There are downsides, too, which include the fact that a 60/40 portfolio will likely not provide the same returns as one more invested in stocks. Depending on your specific investing goals, that’s something to keep in mind. It’s also possible that stock and bond values could decline at the same time, leading to a fall in the overall value of the portfolio.

Business Cycle Investing

Those looking for an intermediate-term strategy might want to use the business cycle investing strategy for some or all of their portfolio. Using this strategy, investors keep track of the business cycle and adjust their investments according to which stage of the cycle the nation is in.

Different industries and types of assets do better within each stage of the cycle, so investors can make predictions about when to buy and sell each asset and invest accordingly. To execute this strategy effectively, it is a good idea to have an understanding of past market contractions and their catalysts. This strategy requires more time, research, and effort than long-term, set-it-and-forget-it strategies, but can be successful for those willing to put in the work.

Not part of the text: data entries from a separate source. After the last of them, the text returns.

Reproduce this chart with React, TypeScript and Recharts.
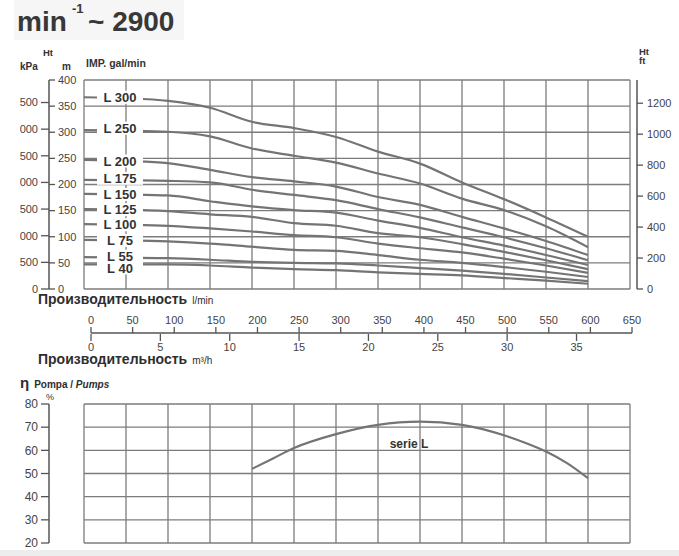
import React from 'react';
import { ComposedChart, Line, Scatter, XAxis, YAxis, CartesianGrid } from 'recharts';

// flow points (l/min) where the head curves were read
const flows = [0, 50, 100, 150, 200, 250, 300, 350, 400, 450, 500, 550, 600];

// head (m) per pump model
const curveNames = ['L 300', 'L 250', 'L 200', 'L 175', 'L 150', 'L 125', 'L 100', 'L 75', 'L 55', 'L 40'];
const L300 = [367, 365, 360, 347, 320, 308, 291, 263, 240, 204, 172, 137, 100];
const L250 = [304, 303, 301, 292, 269, 255, 242, 221, 202, 173, 151, 120, 80];
const L200 = [247, 245, 241, 228, 214, 206, 196, 176, 161, 138, 116, 92, 65];
const L175 = [209, 208, 207, 204, 190, 180, 170, 153, 137, 118, 99, 78, 55];
const L150 = [182, 181, 179, 168, 158, 151, 146, 131, 117, 99, 83, 65, 46];
const L125 = [153, 152, 149, 143, 138, 126, 121, 107, 99, 86, 71, 55, 38];
const L100 = [124, 123, 121, 116, 110, 103, 99, 87, 78, 70, 58, 45, 31];
const L75 = [94, 93, 91, 87, 81, 75, 73, 65, 56, 50, 42, 33, 23];
const L55 = [61, 60, 59, 56, 52, 50, 49, 45, 40, 35, 29, 22, 15];
const L40 = [47, 47, 47, 45, 41, 38, 36, 32, 29, 26, 21, 16, 10];
const headCurves = [L300, L250, L200, L175, L150, L125, L100, L75, L55, L40];

// efficiency of the pump, serie L
const effFlows = [200, 225, 250, 300, 350, 400, 450, 500, 525, 550, 575, 600];
const effValues = [52, 56.5, 61, 67, 71, 72.4, 71, 66.5, 63.3, 59.5, 54.5, 48];

// axis ticks
const flowTicks = [0, 50, 100, 150, 200, 250, 300, 350, 400, 450, 500, 550, 600, 650];
const headTicks = [0, 50, 100, 150, 200, 250, 300, 350, 400];
const kpaTicks = [0, 500, 1000, 1500, 2000, 2500, 3000, 3500];
const ftTicks = [0, 200, 400, 600, 800, 1000, 1200];
const m3hTicks = [0, 5, 10, 15, 20, 25, 30, 35];
const effTicks = [20, 30, 40, 50, 60, 70, 80];

const headRows = flows.map((q, i) => {
  const row: Record<string, number> = { q };
  curveNames.forEach((name, j) => {
    row[name] = headCurves[j][i];
  });
  return row;
});
const tagPoints = curveNames.map((name, j) => ({ q: flows[1], h: headCurves[j][1], name }));
const effRows = effFlows.map((q, i) => ({ q, eff: effValues[i] }));
const rulerRows = flowTicks.map((q) => ({ q }));
const m3hRows = m3hTicks.map((m) => ({ m }));

// small vertical nudges so stacked tags do not collide
const tagNudge: Record<string, number> = { 'L 300': -1, 'L 250': -2.5, 'L 175': -2, 'L 55': -1.5, 'L 40': 3.5 };

const FONT = '"Liberation Sans", Arial, sans-serif';
const GRID = '#7c7c7c';
const AXIS = '#555';
const CURVE = '#747474';
const TICK = { fontSize: 11, fill: '#444', fontFamily: FONT };

function NoTick() {
  return <g />;
}

function TagBox(props: any) {
  const { cx, cy, payload } = props;
  const y = cy + (tagNudge[payload.name] || 0);
  return <rect x={cx - 29} y={y - 6.5} width={46} height={13} fill="#fff" />;
}

function TagText(props: any) {
  const { cx, cy, payload } = props;
  const y = cy + (tagNudge[payload.name] || 0);
  return (
    <text x={cx - 6} y={y} dy="0.36em" textAnchor="middle" fontSize={13} fontWeight="bold" fill="#333" fontFamily={FONT}>
      {payload.name}
    </text>
  );
}

// metre ticks sit right of the shared axis line
function MetreTick(props: any) {
  const { y, payload, lineX } = props;
  return (
    <g>
      <line x1={lineX} x2={lineX + 6} y1={y} y2={y} stroke={AXIS} strokeWidth={1.3} />
      <text x={lineX + 9} y={y} dy="0.35em" textAnchor="start" {...TICK}>
        {payload.value}
      </text>
    </g>
  );
}

export default function App() {
  return (
    <div
      style={{
        position: 'absolute',
        left: 0,
        top: 0,
        width: 679,
        height: 556,
        background: '#fff',
        overflow: 'hidden',
        fontFamily: FONT,
      }}
    >
      <svg width={679} height={556} style={{ position: 'absolute', left: 0, top: 0 }}>
        <rect x={14} y={0} width={170} height={40} fill="#f6f6f6" />
        <rect x={0} y={550} width={679} height={6} fill="#ededed" />
      </svg>

      {/* head curves; the kPa labels run off the left edge as in the scan */}
      <div style={{ position: 'absolute', left: 20, top: 0, width: 659, height: 300, overflow: 'hidden' }}>
        <ComposedChart width={659} height={300} data={headRows} margin={{ top: 80, right: 7, bottom: 11, left: 0 }}>
          <CartesianGrid yAxisId="a_m" stroke={GRID} strokeWidth={1.3} />
          <XAxis
            dataKey="q"
            type="number"
            domain={[0, 650]}
            ticks={flowTicks}
            interval={0}
            height={0}
            tick={<NoTick />}
            tickLine={false}
            axisLine={false}
          />
          {/* outer left: kPa, inner left: metres */}
          <YAxis
            yAxisId="b_kpa"
            type="number"
            domain={[0, 3922.66]}
            ticks={kpaTicks}
            interval={0}
            width={29}
            tickSize={8}
            tickMargin={3}
            axisLine={{ stroke: AXIS, strokeWidth: 1.5 }}
            tickLine={{ stroke: AXIS, strokeWidth: 1.3 }}
            tick={TICK}
          />
          <YAxis
            yAxisId="a_m"
            type="number"
            domain={[0, 400]}
            ticks={headTicks}
            interval={0}
            width={35}
            axisLine={false}
            tickLine={false}
            tick={<MetreTick lineX={29} />}
          />
          {/* outer right: feet, inner right: small gap */}
          <YAxis
            yAxisId="b_ft"
            orientation="right"
            type="number"
            domain={[0, 1350]}
            ticks={ftTicks}
            interval={0}
            width={35}
            tickSize={6}
            tickMargin={4}
            axisLine={{ stroke: AXIS, strokeWidth: 1.5 }}
            tickLine={{ stroke: AXIS, strokeWidth: 1.3 }}
            tick={TICK}
          />
          <YAxis yAxisId="a_gap" orientation="right" type="number" domain={[0, 1]} width={7} tick={false} tickLine={false} axisLine={false} />
          {/* invisible series so the pressure and feet scales get drawn */}
          <Line yAxisId="b_kpa" dataKey="L 300" stroke="none" dot={false} activeDot={false} isAnimationActive={false} />
          <Line yAxisId="b_ft" dataKey="L 300" stroke="none" dot={false} activeDot={false} isAnimationActive={false} />
          {curveNames.map((name) => (
            <Line
              key={name}
              yAxisId="a_m"
              dataKey={name}
              type="monotone"
              stroke={CURVE}
              strokeWidth={2.2}
              dot={false}
              activeDot={false}
              isAnimationActive={false}
            />
          ))}
          <Scatter yAxisId="a_m" data={tagPoints} dataKey="h" shape={TagBox} isAnimationActive={false} />
          <Scatter yAxisId="a_m" data={tagPoints} dataKey="h" shape={TagText} isAnimationActive={false} />
        </ComposedChart>
      </div>

      {/* flow ruler: l/min above, m3/h below */}
      <div style={{ position: 'absolute', left: 0, top: 300, width: 679, height: 62 }}>
        <ComposedChart width={679} height={62} data={rulerRows} margin={{ top: 8, right: 47, bottom: 8, left: 91 }}>
          <XAxis
            xAxisId="lmin"
            dataKey="q"
            orientation="top"
            type="number"
            domain={[0, 650]}
            ticks={flowTicks}
            interval={0}
            height={25}
            tickSize={6}
            tickMargin={3}
            axisLine={{ stroke: AXIS, strokeWidth: 1.5 }}
            tickLine={{ stroke: AXIS, strokeWidth: 1.3 }}
            tick={TICK}
          />
          <XAxis
            xAxisId="m3h"
            dataKey="m"
            orientation="bottom"
            type="number"
            domain={[0, 39]}
            ticks={m3hTicks}
            interval={0}
            height={20}
            tickSize={7}
            tickMargin={2}
            axisLine={false}
            tickLine={{ stroke: AXIS, strokeWidth: 1.3 }}
            tick={TICK}
          />
          <YAxis hide type="number" domain={[0, 'auto']} />
          <Line xAxisId="lmin" dataKey="q" stroke="none" dot={false} activeDot={false} isAnimationActive={false} />
          <Line xAxisId="m3h" data={m3hRows} dataKey="m" stroke="none" dot={false} activeDot={false} isAnimationActive={false} />
        </ComposedChart>
      </div>

      {/* efficiency */}
      <div style={{ position: 'absolute', left: 0, top: 380, width: 679, height: 176 }}>
        <ComposedChart width={679} height={176} data={effRows} margin={{ top: 24, right: 49, bottom: 13, left: 9 }}>
          <CartesianGrid yAxisId="b_eff" stroke={GRID} strokeWidth={1.3} />
          <XAxis
            dataKey="q"
            type="number"
            domain={[0, 650]}
            ticks={flowTicks}
            interval={0}
            height={0}
            tick={<NoTick />}
            tickLine={false}
            axisLine={false}
          />
          <YAxis
            yAxisId="b_eff"
            type="number"
            domain={[20, 80]}
            ticks={effTicks}
            interval={0}
            width={40}
            tickSize={8}
            tickMargin={3}
            axisLine={{ stroke: AXIS, strokeWidth: 1.5 }}
            tickLine={{ stroke: AXIS, strokeWidth: 1.3 }}
            tick={{ ...TICK, fontSize: 12 }}
          />
          <YAxis yAxisId="a_pad" type="number" domain={[0, 1]} width={35} tick={false} tickLine={false} axisLine={false} />
          <Line
            yAxisId="b_eff"
            dataKey="eff"
            type="monotone"
            stroke={CURVE}
            strokeWidth={2.2}
            dot={false}
            activeDot={false}
            isAnimationActive={false}
          />
        </ComposedChart>
      </div>

      <svg width={679} height={556} style={{ position: 'absolute', left: 0, top: 0, pointerEvents: 'none' }} fontFamily={FONT}>
        <text x={17} y={31} fontSize={28} fontWeight="bold" fill="#383838">min</text>
        <text x={72} y={13} fontSize={13} fontWeight="bold" fill="#383838">-1</text>
        <text x={88} y={31} fontSize={28} fontWeight="bold" fill="#383838">~ 2900</text>

        <text x={43} y={56} fontSize={9.5} fontWeight="bold" fill="#333">Ht</text>
        <text x={20} y={70} fontSize={10} fontWeight="bold" fill="#333">kPa</text>
        <text x={62} y={70} fontSize={10} fontWeight="bold" fill="#333">m</text>
        <text x={86} y={67} fontSize={10.5} fontWeight="bold" fill="#333">IMP. gal/min</text>
        <text x={639} y={55} fontSize={9.5} fontWeight="bold" fill="#333">Ht</text>
        <text x={639} y={64} fontSize={9.5} fontWeight="bold" fill="#333">ft</text>

        <text x={38} y={304} fill="#2e2e2e">
          <tspan fontSize={14} fontWeight="bold">Производительность</tspan>
          <tspan dx={5} fontSize={10}>l/min</tspan>
        </text>
        <text x={38} y={364} fill="#2e2e2e">
          <tspan fontSize={14} fontWeight="bold">Производительность</tspan>
          <tspan dx={5} fontSize={10}>m³/h</tspan>
        </text>

        <text x={20} y={388} fill="#2e2e2e">
          <tspan fontSize={15} fontWeight="bold">η</tspan>
          <tspan dx={5} fontSize={10} fontWeight="bold">Pompa / </tspan>
          <tspan fontSize={10} fontWeight="bold" fontStyle="italic">Pumps</tspan>
        </text>
        <text x={46} y={400} fontSize={9} fill="#333">%</text>

        <text x={409} y={448} fontSize={12} fontWeight="bold" fill="#333" textAnchor="middle">serie L</text>
      </svg>
    </div>
  );
}
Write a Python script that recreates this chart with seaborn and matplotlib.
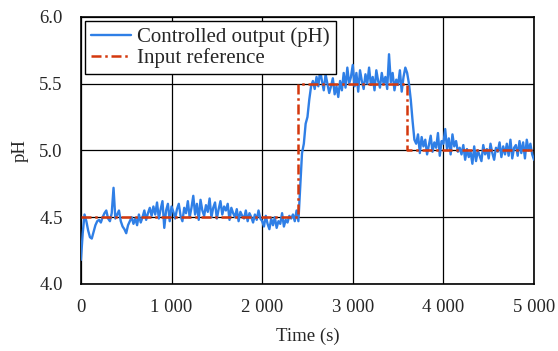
import numpy as np
import pandas as pd
import matplotlib
matplotlib.use("Agg")
import matplotlib.pyplot as plt
import seaborn as sns

# time axis, one sample every 20 s
time_s = np.arange(0, 5001, 20)

# controlled output (pH)
ph_output = [
    4.18, 4.38, 4.52, 4.47, 4.40, 4.35, 4.34, 4.39, 4.44, 4.47,
    4.48, 4.46, 4.50, 4.53, 4.55, 4.49, 4.47, 4.53, 4.72, 4.49,
    4.52, 4.55, 4.47, 4.43, 4.41, 4.38, 4.44, 4.47, 4.50, 4.45,
    4.49, 4.44, 4.52, 4.46, 4.50, 4.55, 4.48, 4.53, 4.57, 4.51,
    4.58, 4.52, 4.61, 4.49, 4.56, 4.62, 4.42, 4.55, 4.60, 4.47,
    4.58, 4.54, 4.49, 4.56, 4.60, 4.51, 4.47, 4.57, 4.53, 4.62,
    4.50, 4.57, 4.66, 4.52, 4.60, 4.48, 4.63, 4.55, 4.51, 4.59,
    4.54, 4.64, 4.50, 4.57, 4.61, 4.49, 4.56, 4.62, 4.52, 4.58,
    4.55, 4.60, 4.48, 4.57, 4.53, 4.50, 4.56, 4.47, 4.54, 4.51,
    4.49, 4.55, 4.47, 4.53, 4.50, 4.46, 4.52, 4.48, 4.55, 4.49,
    4.47, 4.43, 4.51, 4.45, 4.41, 4.49, 4.44, 4.50, 4.42, 4.47,
    4.45, 4.53, 4.43, 4.48, 4.46, 4.51, 4.49, 4.52, 4.47, 4.55,
    4.47, 4.72, 4.98, 5.05, 5.20, 5.25, 5.38, 5.48, 5.52, 5.46,
    5.55, 5.48, 5.60, 5.52, 5.45, 5.57, 5.50, 5.43, 5.48, 5.54,
    5.42, 5.48, 5.40, 5.52, 5.45, 5.58, 5.47, 5.62, 5.50, 5.55,
    5.64, 5.48, 5.58, 5.44, 5.60, 5.52, 5.46, 5.57, 5.50, 5.62,
    5.49, 5.55, 5.45, 5.60, 5.52, 5.47, 5.58, 5.50, 5.55, 5.46,
    5.72, 5.51, 5.58, 5.45, 5.53, 5.49, 5.60, 5.44, 5.55, 5.62,
    5.58, 5.50, 5.38, 5.22, 5.08, 5.05, 5.12, 4.98, 5.10, 5.03,
    5.08, 4.97, 5.04, 5.11, 4.99, 5.06, 5.02, 5.13, 4.96, 5.07,
    5.05, 5.16, 5.01, 5.09, 4.97, 5.12, 5.03, 5.07, 4.99, 5.02,
    4.97, 5.04, 4.93, 5.01, 4.95, 4.99, 4.90, 5.03, 4.92, 5.00,
    4.96, 4.92, 5.04, 4.97, 5.01, 4.94, 5.05, 4.98, 4.93, 5.02,
    4.99, 5.06, 4.95, 5.03, 4.97, 5.05, 4.96, 5.08, 4.94, 5.02,
    5.04, 4.96, 5.07, 4.98, 5.06, 4.94, 5.08, 5.00, 5.05, 4.97,
    4.93,
]

# reference steps
ref_time = [0, 2400, 2400, 3600, 3600, 5000]
ref_ph = [4.5, 4.5, 5.5, 5.5, 5.0, 5.0]

df = pd.DataFrame({"t": time_s, "ph": ph_output})
ref = pd.DataFrame({"t": ref_time, "ph": ref_ph})

sns.set_style("white")
plt.rcParams["font.family"] = ["Liberation Serif", "DejaVu Serif"]

fig = plt.figure(figsize=(5.58, 3.51), dpi=100)
ax = fig.add_axes([0.145, 0.191, 0.812, 0.761])

sns.lineplot(data=df, x="t", y="ph", ax=ax, color="#2f7fe6", lw=1.7,
             label="Controlled output (pH)", zorder=3)
sns.lineplot(data=ref, x="t", y="ph", ax=ax, color="#d4380d", lw=1.8,
             linestyle=(0, (4, 1.5, 1, 1.5)), label="Input reference",
             zorder=4, sort=False, estimator=None)

ax.set_xlim(0, 5000)
ax.set_ylim(4.0, 6.0)
ax.set_xticks([0, 1000, 2000, 3000, 4000, 5000])
ax.set_xticklabels(["0", "1 000", "2 000", "3 000", "4 000", "5 000"])
ax.set_yticks([4.0, 4.5, 5.0, 5.5, 6.0])
ax.set_yticklabels(["4.0", "4.5", "5.0", "5.5", "6.0"])
ax.grid(True, color="black", lw=0.9)
ax.set_axisbelow(True)
for s in ax.spines.values():
    s.set_color("black")
    s.set_linewidth(1.2)
ax.tick_params(labelsize=13.5, length=0)
ax.tick_params(axis="x", pad=11)
ax.tick_params(axis="y", pad=13)
ax.set_xlabel("Time (s)", fontsize=13.5, labelpad=8)
ax.set_ylabel("pH", fontsize=13.5, labelpad=8)

leg = ax.legend(loc="upper left", fontsize=15, frameon=True, fancybox=False,
                edgecolor="black", framealpha=1, borderaxespad=0.2,
                handlelength=1.9, borderpad=0.3, labelspacing=0.05,
                handletextpad=0.3)
leg.get_frame().set_linewidth(1.0)

fig.savefig("out.png", dpi=100)
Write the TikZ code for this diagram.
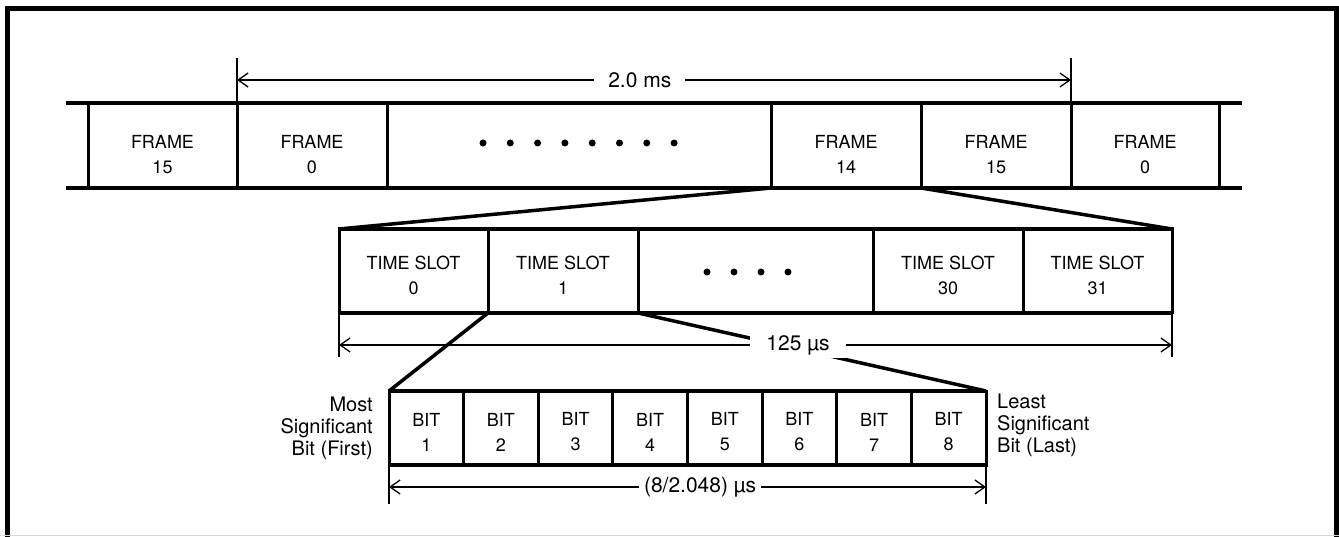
\documentclass[tikz,border=0pt]{standalone}
\usepackage{fontspec}
\setmainfont{TeX Gyre Heros}
\usepackage{tikz}
\usetikzlibrary{positioning, arrows.meta}
\newcommand\cellfont{\fontsize{18}{25}\selectfont}
\newcommand\dimfont{\fontsize{21}{24}\selectfont}
\newcommand\sidefont{\fontsize{20}{22}\selectfont}

\begin{document}
\begin{tikzpicture}[x=1pt, y=-1pt,
                cell/.style={draw, line width=3pt, outer sep=0pt, inner sep=0pt, align=center, font=\cellfont, minimum width=#1},
                frm/.style={cell=#1, minimum height=85pt, text height=56pt},
                slot/.style={cell=#1, minimum height=84pt, text height=48pt},
                bit/.style={cell=74.625pt, minimum height=74pt, text height=46pt},
                dot/.style={circle, fill, inner sep=0pt, minimum size=7pt},
                rail/.style={line width=4pt},
                fan/.style={line width=3.5pt},
                tick/.style={line width=1.3pt},
                dim/.style={line width=1.3pt, {Straight Barb[length=10pt,width=14pt]}-{Straight Barb[length=10pt,width=14pt]}},
                dimlabel/.style={fill=white, font=\dimfont, inner xsep=#1, inner ysep=3pt},
                dimlabel/.default=8pt]
                \useasboundingbox (0,0) rectangle (1339,537);
                \draw[line width=5pt] (7.5,537) -- (7.5,8.5) -- (1336.5,8.5) -- (1336.5,537);
                \draw[black!15, line width=1pt] (0,535.5) -- (1339,535.5);

                \node[frm=149pt, anchor=west] (f15a) at (88,145.5) {FRAME\\15};
                \node[frm=150pt, right=0pt of f15a] (f0a) {FRAME\\0};
                \node[frm=384pt, right=0pt of f0a] (fdots) {};
                \node[frm=150pt, right=0pt of fdots] (f14) {FRAME\\14};
                \node[frm=150pt, right=0pt of f14] (f15b) {FRAME\\15};
                \node[frm=148pt, right=0pt of f15b] (f0b) {FRAME\\0};
                \draw[rail] ([xshift=-22pt]f15a.north west) -- ([xshift=23pt]f0b.north east);
                \draw[rail] ([xshift=-22pt]f15a.south west) -- ([xshift=23pt]f0b.south east);
                \foreach \i in {0,...,7}{
                  \node[dot] (fd\i) at ([xshift=-96pt+27.3pt*\i, yshift=2.5pt]fdots.center) {};
                }

                \node[slot=149pt, anchor=west] (t0) at (339,271) {TIME SLOT\\0};
                \node[slot=150pt, right=0pt of t0] (t1) {TIME SLOT\\1};
                \node[slot=235pt, right=0pt of t1] (tdots) {};
                \node[slot=150pt, right=0pt of tdots] (t30) {TIME SLOT\\30};
                \node[slot=149pt, right=0pt of t30] (t31) {TIME SLOT\\31};
                \draw[rail] (t0.north west) -- (t31.north east);
                \draw[rail] (t0.south west) -- (t31.south east);
                \foreach \i in {0,...,3}{
                  \node[dot] (td\i) at ([xshift=-48.5pt+27pt*\i, yshift=-1pt]tdots.center) {};
                }

                \foreach \b in {1,...,8}{
                  \node[bit, anchor=west] (b\b) at ({389+74.625*(\b-1)},428) {BIT\\\b};
                }
                \draw[rail] (b1.north west) -- (b8.north east);
                \draw[rail] (b1.south west) -- (b8.south east);
                \node[font=\sidefont, align=right, inner sep=0pt, left=16pt of b1] (msb) {Most\\Significant\\Bit (First)};
                \node[font=\sidefont, align=left, inner sep=0pt, right=11pt of b8, yshift=3pt] (lsb) {Least\\Significant\\Bit (Last)};

                \draw[fan] (f14.south west) -- (t0.north west);
                \draw[fan] (f14.south east) -- (t31.north east);
                \draw[fan] (t1.south west) -- (b1.north west);
                \draw[fan] (t1.south east) -- (b8.north east);

                \coordinate (msL) at ([yshift=45pt]f0a.north west);
                \coordinate (msR) at ([yshift=45pt]f0b.north west);
                \draw[tick] (f0a.north west) -- (msL);
                \draw[tick] (f0b.north west) -- (msR);
                \draw[dim] ([yshift=-22pt]msL) -- ([yshift=-22pt]msR) node[dimlabel=14pt, pos=0.483] (ms) {2.0 ms};

                \coordinate (slotL) at ([yshift=-44pt]t0.south west);
                \coordinate (slotR) at ([yshift=-44pt]t31.south east);
                \draw[tick] (t0.south west) -- (slotL);
                \draw[tick] (t31.south east) -- (slotR);
                \draw[dim] ([yshift=12pt]slotL) -- ([yshift=12pt]slotR) node[dimlabel=16pt, pos=0.551] (us) {125 µs};

                \coordinate (bitL) at ([yshift=-39pt]b1.south west);
                \coordinate (bitR) at ([yshift=-39pt]b8.south east);
                \draw[tick] (b1.south west) -- (bitL);
                \draw[tick] (b8.south east) -- (bitR);
                \draw[dim] ([yshift=17pt]bitL) -- ([yshift=17pt]bitR) node[dimlabel=5pt, pos=0.521] (bus) {(8/2.048) µs};
            \end{tikzpicture}
\end{document}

It could be unsuccessful if investors aren’t able to stay on top of the news and happenings related to the business cycle, and are able to readjust their holdings and allocations accordingly. It requires a more active approach, in other words, which may not be suited for each individual investor.

Rule of 110

Investors subtract their age from 110 to figure out what percentage of their money to allocate to stocks and bonds. For example, a 40-year-old would create a portfolio of 70% stocks and 30% bonds. As the investor gets older, they rebalance their portfolio accordingly.

Dollar-Cost Averaging

Here, investors put the same amount of money toward any particular asset at different points in time. Rather than putting all of their money into the markets at once, they space it out over time. Utilizing the dollar-cost averaging strategy allows investors to average out the amount they pay for that asset over time. Sometimes they buy low and sometimes they buy high, but they aren’t attempting to time the market or predict what will happen.

Lump Sum Investing

With the most basic strategy of all, investors put all of their available cash into the stock market right away. There’s no waiting for a particular time or trying to figure out what else to invest in. The theory behind this is that the overall trend line of the stock market continues to go up over the long term, even if it has downturns along the way. This might be a choice for investors who simply want to take advantage of stock market growth and aren’t afraid of volatility.

Alternative Investments

In addition to stocks and bonds, investors may want to consider diversifying into alternative investments, which could include real estate, franchises, or farmland. While some alternative investments carry a lot of risk and require research, they can also come with significant growth. Conversely, alternative investments tend to be very risky and speculative, and could see significant losses as well. The risks associated with alternative investments are something all investors should consider.

The Takeaway

The permanent portfolio involves equally allocating your investments to four specific asset classes. Those classes include precious metals, Treasury bills, government bonds, and growth stocks. While this method has proven beneficial for some investors in the past, it has its potential downsides, and won’t be the right strategy for everyone.

Once you’ve decided what your investing strategy is going to be and created some personal financial goals, you’re ready to start building your portfolio.